Insurance defense attorneys reading this just cringed. Why? Insurance companies are legally obligated to evaluate claims by looking for coverage, and using an EUO to dig for reasons to deny a claim can be considered a violation of an insurer’s duty of good faith. Insurance defense attorneys commonly ask about their policyholder’s financial problems and ask policyholders the exact same questions that were answered on the application for insurance. This is not done merely to confirm the answers given on the application, but to look for motives to defraud the insurance company or misrepresentations which may void an insurance policy. The defense lawyers know that if an insured has missed a mortgage payment, they can argue or insinuate a claim is fraudulent and motivated by financial problems. They also know that a policyholder’s misrepresentation on the application can void the policy, ab initio, that is, as if it never existed. No policy means no claim.

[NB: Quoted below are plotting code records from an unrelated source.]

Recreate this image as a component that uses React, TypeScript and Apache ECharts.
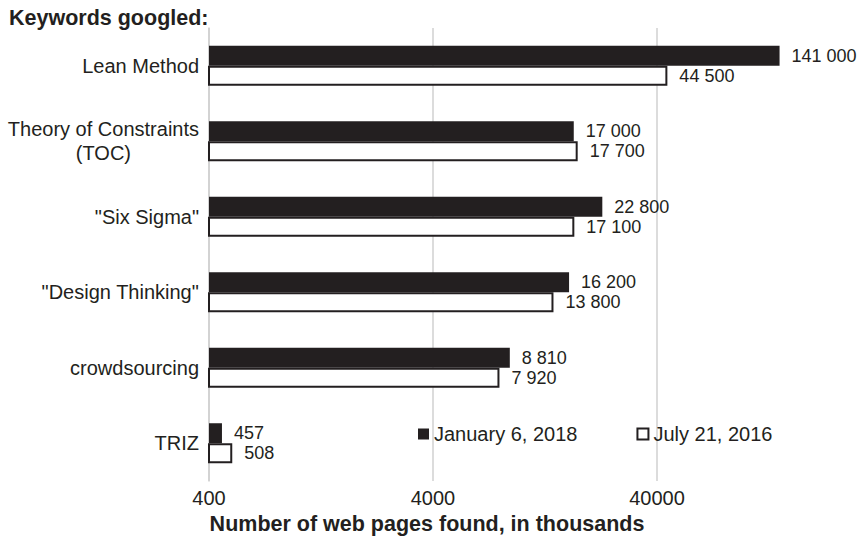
import React, { useEffect, useRef } from "react";
import * as echarts from "echarts";

const categories = [
  "Lean Method",
  "Theory of Constraints\n(TOC)",
  "\"Six Sigma\"",
  "\"Design Thinking\"",
  "crowdsourcing",
  "TRIZ",
];
const jan2018 = [141000, 17000, 22800, 16200, 8810, 457];
const jul2016 = [44500, 17700, 17100, 13800, 7920, 508];
const tickValues = [400, 4000, 40000];
const seriesNames = ["January 6, 2018", "July 21, 2016"];

const FONT = "'Liberation Sans', Arial, sans-serif";
const INK = "#231f20";

const fmt = (v: number) => String(v).replace(/\B(?=(\d{3})+(?!\d))/g, " ");

export default function App() {
  const ref = useRef<HTMLDivElement>(null);
  useEffect(() => {
    if (!ref.current) return;
    const chart = echarts.init(ref.current, null, { renderer: "svg" });
    const valueLabel = {
      show: true,
      position: "right",
      distance: 12,
      fontFamily: FONT,
      fontSize: 18,
      color: INK,
      formatter: (p: any) => fmt(p.value),
    };
    chart.setOption({
      animation: false,
      textStyle: { fontFamily: FONT, color: INK },
      title: {
        text: "Keywords googled:",
        left: 4,
        top: 2,
        textStyle: { fontFamily: FONT, fontSize: 21.5, fontWeight: "bold", color: INK },
      },
      legend: {
        left: 413,
        top: 419,
        itemGap: 59,
        itemWidth: 11,
        itemHeight: 11,
        icon: "rect",
        textStyle: { fontFamily: FONT, fontSize: 20, color: INK },
        data: [
          { name: seriesNames[0], itemStyle: { color: INK, borderWidth: 0 } },
          { name: seriesNames[1], itemStyle: { color: "#fff", borderColor: INK, borderWidth: 2 } },
        ],
      },
      // the 400 000 edge of the log scale lies just past the right border
      grid: {
        left: 209,
        width: 672,
        top: 28,
        bottom: 61,
        containLabel: false,
        outerBoundsMode: "none",
      },
      xAxis: {
        type: "log",
        logBase: 10,
        min: 400,
        max: 400000,
        name: "Number of web pages found, in thousands",
        nameLocation: "middle",
        nameGap: 32,
        nameTextStyle: {
          fontFamily: FONT,
          fontSize: 21.5,
          fontWeight: "bold",
          color: INK,
          padding: [0, 236, 0, 0],
        },
        axisLine: { show: false },
        axisTick: { show: false, customValues: tickValues },
        axisLabel: {
          customValues: tickValues,
          fontFamily: FONT,
          fontSize: 20,
          color: INK,
          margin: 7,
          formatter: (v: number) => String(Math.round(v)),
        },
        splitLine: { show: true, lineStyle: { color: "#d0d0d0", width: 1.5 } },
      },
      yAxis: {
        type: "category",
        inverse: true,
        data: categories,
        axisLine: { show: true, lineStyle: { color: "#d0d0d0", width: 1.5 } },
        axisTick: { show: false },
        axisLabel: {
          fontFamily: FONT,
          fontSize: 20,
          color: INK,
          margin: 10,
          lineHeight: 24,
          formatter: (v: string) =>
            v
              .split("\n")
              .map((line) => `{c|${line}}`)
              .join("\n"),
          rich: {
            c: { fontFamily: FONT, fontSize: 20, color: INK, align: "center", lineHeight: 24 },
          },
        },
      },
      series: [
        {
          name: seriesNames[0],
          type: "bar",
          data: jan2018,
          barGap: "0%",
          barCategoryGap: "47%",
          itemStyle: { color: INK },
          label: valueLabel,
        },
        {
          name: seriesNames[1],
          type: "bar",
          data: jul2016,
          barGap: "0%",
          barCategoryGap: "47%",
          itemStyle: { color: "#fff", borderColor: INK, borderWidth: 2 },
          label: valueLabel,
        },
      ],
    });
    return () => chart.dispose();
  }, []);
  return <div ref={ref} style={{ width: 864, height: 542, position: "absolute", left: 0, top: 0 }} />;
}
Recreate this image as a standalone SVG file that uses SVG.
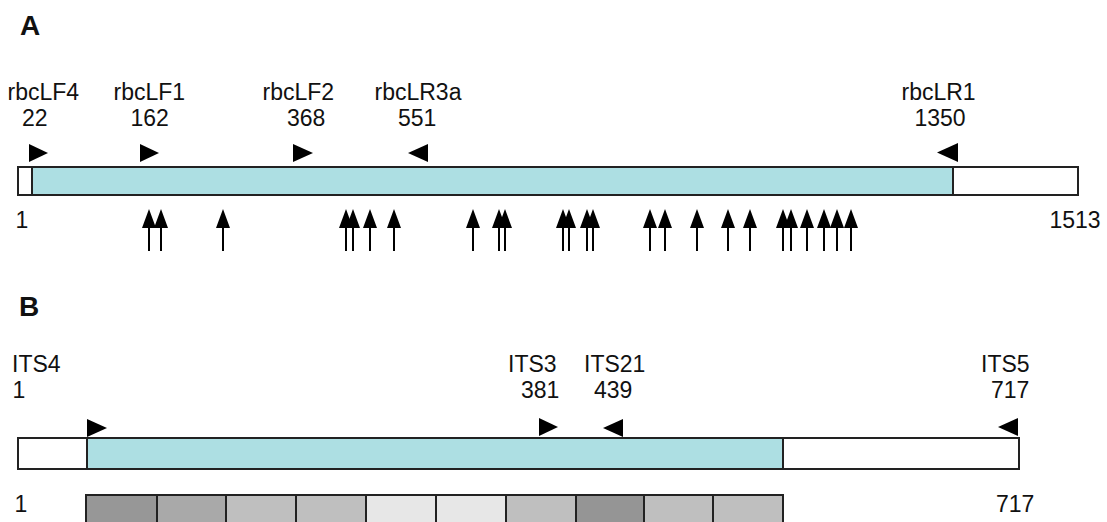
<svg xmlns="http://www.w3.org/2000/svg" xmlns:xlink="http://www.w3.org/1999/xlink" width="1107" height="522" viewBox="0 0 1107 522">
  <style>
    text { font-family: "Liberation Sans", Arial, sans-serif; fill: #111; }
    .lbl { font-size: 23px; }
    .panel { font-size: 28px; font-weight: bold; }
    .bar { stroke: #222; stroke-width: 2; }
    .white { fill: #fff; }
    .cyan { fill: #addfe3; }
    .tri { fill: #000; }
    .seg { stroke: #222; stroke-width: 2; }
  </style>
  <defs>
    <!-- upward site arrow, tip at origin -->
    <path id="site" d="M0,0 L7,19 L1,19 L1,42 L-1,42 L-1,19 L-7,19 Z" fill="#000"/>
  </defs>

  <!-- Panel A: rbcL -->
  <g id="panel-a-title"><text class="panel" x="20" y="35">A</text></g>

  <g id="bar-a">
    <rect class="bar white" x="18" y="167" width="1060" height="28"/>
    <rect class="bar cyan" x="32" y="167" width="921" height="28"/>
    <text class="lbl" x="15.5" y="228">1</text>
    <text class="lbl" x="1049.5" y="228">1513</text>
  </g>

  <g id="primer-rbcLF4">
    <text class="lbl" x="7.5" y="100">rbcLF4</text>
    <text class="lbl" x="22" y="126">22</text>
    <polygon class="tri" points="29,144 29,162 48,153"/>
  </g>
  <g id="primer-rbcLF1">
    <text class="lbl" x="113.5" y="100">rbcLF1</text>
    <text class="lbl" x="130.5" y="126">162</text>
    <polygon class="tri" points="140,144 140,162 159,153"/>
  </g>
  <g id="primer-rbcLF2">
    <text class="lbl" x="262.5" y="100">rbcLF2</text>
    <text class="lbl" x="287" y="126">368</text>
    <polygon class="tri" points="293,144 293,162 313,153"/>
  </g>
  <g id="primer-rbcLR3a">
    <text class="lbl" x="374.5" y="100">rbcLR3a</text>
    <text class="lbl" x="398" y="126">551</text>
    <polygon class="tri" points="428,144 428,162 408,153"/>
  </g>
  <g id="primer-rbcLR1">
    <text class="lbl" x="901.5" y="100">rbcLR1</text>
    <text class="lbl" x="914.5" y="126">1350</text>
    <polygon class="tri" points="958,143 958,162 937,152.5"/>
  </g>

  <!-- variable sites along rbcL -->
  <g id="sites-a">
    <use xlink:href="#site" x="149" y="209"/>
    <use xlink:href="#site" x="161" y="209"/>
    <use xlink:href="#site" x="223" y="209"/>
    <use xlink:href="#site" x="346" y="209"/>
    <use xlink:href="#site" x="353" y="209"/>
    <use xlink:href="#site" x="370" y="209"/>
    <use xlink:href="#site" x="394" y="209"/>
    <use xlink:href="#site" x="473" y="209"/>
    <use xlink:href="#site" x="499" y="209"/>
    <use xlink:href="#site" x="505" y="209"/>
    <use xlink:href="#site" x="563" y="209"/>
    <use xlink:href="#site" x="569" y="209"/>
    <use xlink:href="#site" x="587" y="209"/>
    <use xlink:href="#site" x="593" y="209"/>
    <use xlink:href="#site" x="650" y="209"/>
    <use xlink:href="#site" x="665" y="209"/>
    <use xlink:href="#site" x="697" y="209"/>
    <use xlink:href="#site" x="728" y="209"/>
    <use xlink:href="#site" x="750" y="209"/>
    <use xlink:href="#site" x="783" y="209"/>
    <use xlink:href="#site" x="791" y="209"/>
    <use xlink:href="#site" x="807" y="209"/>
    <use xlink:href="#site" x="824" y="209"/>
    <use xlink:href="#site" x="837" y="209"/>
    <use xlink:href="#site" x="851" y="209"/>
  </g>

  <!-- Panel B: ITS -->
  <g id="panel-b-title"><text class="panel" x="19" y="316">B</text></g>

  <g id="bar-b">
    <rect class="bar white" x="18" y="438" width="1001" height="31"/>
    <rect class="bar cyan" x="87" y="438" width="696" height="31"/>
    <text class="lbl" x="14.5" y="512">1</text>
    <text class="lbl" x="996" y="512">717</text>
  </g>

  <g id="primer-ITS4">
    <text class="lbl" x="12" y="372">ITS4</text>
    <text class="lbl" x="12.5" y="398">1</text>
    <polygon class="tri" points="87,419 87,437 107,428"/>
  </g>
  <g id="primer-ITS3">
    <text class="lbl" x="508" y="372">ITS3</text>
    <text class="lbl" x="521" y="398">381</text>
    <polygon class="tri" points="539,418 539,436 558,427"/>
  </g>
  <g id="primer-ITS21">
    <text class="lbl" x="584" y="372">ITS21</text>
    <text class="lbl" x="594" y="398">439</text>
    <polygon class="tri" points="623,419 623,437 603,428"/>
  </g>
  <g id="primer-ITS5">
    <text class="lbl" x="981" y="372">ITS5</text>
    <text class="lbl" x="991" y="398">717</text>
    <polygon class="tri" points="1018,418 1018,436 998,427"/>
  </g>

  <!-- shaded window segments -->
  <g id="windows-b">
    <rect class="seg" x="86" y="495" width="71" height="40" fill="#979797"/>
    <rect class="seg" x="157" y="495" width="69" height="40" fill="#a9a9a9"/>
    <rect class="seg" x="226" y="495" width="70" height="40" fill="#bfbfbf"/>
    <rect class="seg" x="296" y="495" width="70" height="40" fill="#bfbfbf"/>
    <rect class="seg" x="366" y="495" width="70" height="40" fill="#e7e7e7"/>
    <rect class="seg" x="436" y="495" width="70" height="40" fill="#e7e7e7"/>
    <rect class="seg" x="506" y="495" width="70" height="40" fill="#bfbfbf"/>
    <rect class="seg" x="576" y="495" width="68" height="40" fill="#959595"/>
    <rect class="seg" x="644" y="495" width="69" height="40" fill="#bfbfbf"/>
    <rect class="seg" x="713" y="495" width="70" height="40" fill="#bfbfbf"/>
  </g>
</svg>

The point is, in the EUO process, the insurance companies have attorneys working very hard for their best interests and most insureds are not experts in insurance law. Even a seemingly innocent question could lead to a denial. If the same question is answered differently, the insurer may not attempt to use it to deny a claim. For example, let’s suppose an insured home suffers a pipe break. Water from the pipe sprays behind a wall and soaks the dry wall. Within a few days, even if reasonable effort is employed to dry the area, mold may grow. If the insured is called to EUO and innocently testifies that his loss consists of mold all over the drywall, the defense attorney may be delighted as mold is usually excluded or severely limited under most policies. What the policyholder should have been said is the broken pipe sprayed the drywall and later, despite efforts to dry the area, mold grew on the drywall. What’s the difference? The drywall damage caused by the broken pipe would probably be covered under most policies. Further, the mold may also be covered as an ensuing loss.

So, what can a policyholder do to prepare for an EUO? First, I recommend that a policyholder sit down and create a timeline for the claim. When did they become aware of damage? What was the property’s condition prior to the loss? What steps were taken immediately to mitigate the damage? When was the insurance company called? Were any statements made by the insured to the insurer? If so, consistency is a must in the EUO process. What repairs were made? Who made the repairs? How much did they cost? If an estimate has been submitted by a public adjuster or other professional, have the person who generated the estimate explain it so everyone agrees on the damage claimed. Also, it is important to note that EUOs are not memory tests. If a policyholder brings information and refers to it at an EUO, they can. One caveat: if notes are used, the defense attorney will ask for a copy and possibly attach the notes to the EUO as an exhibit.

Further, the insurer has probably asked the policyholder for documentation to be provided in conjunction with the examination. The policyholder should diligently gather these documents and provide them to defense counsel BEFORE the EUO in order to avoid having defense counsel demand to review the documents and ask the insured to come back for a second examination. In addition to gathering and providing the documentation, the policyholder should review and become familiar with them to answer questions. In other words, the policyholder should become an expert about the facts and circumstances surrounding his/her own claim. I know some people reading this are saying, “Why? Isn’t the insurance company there to help me?” No. This is why hiring a good attorney for an EUO is incredibly important.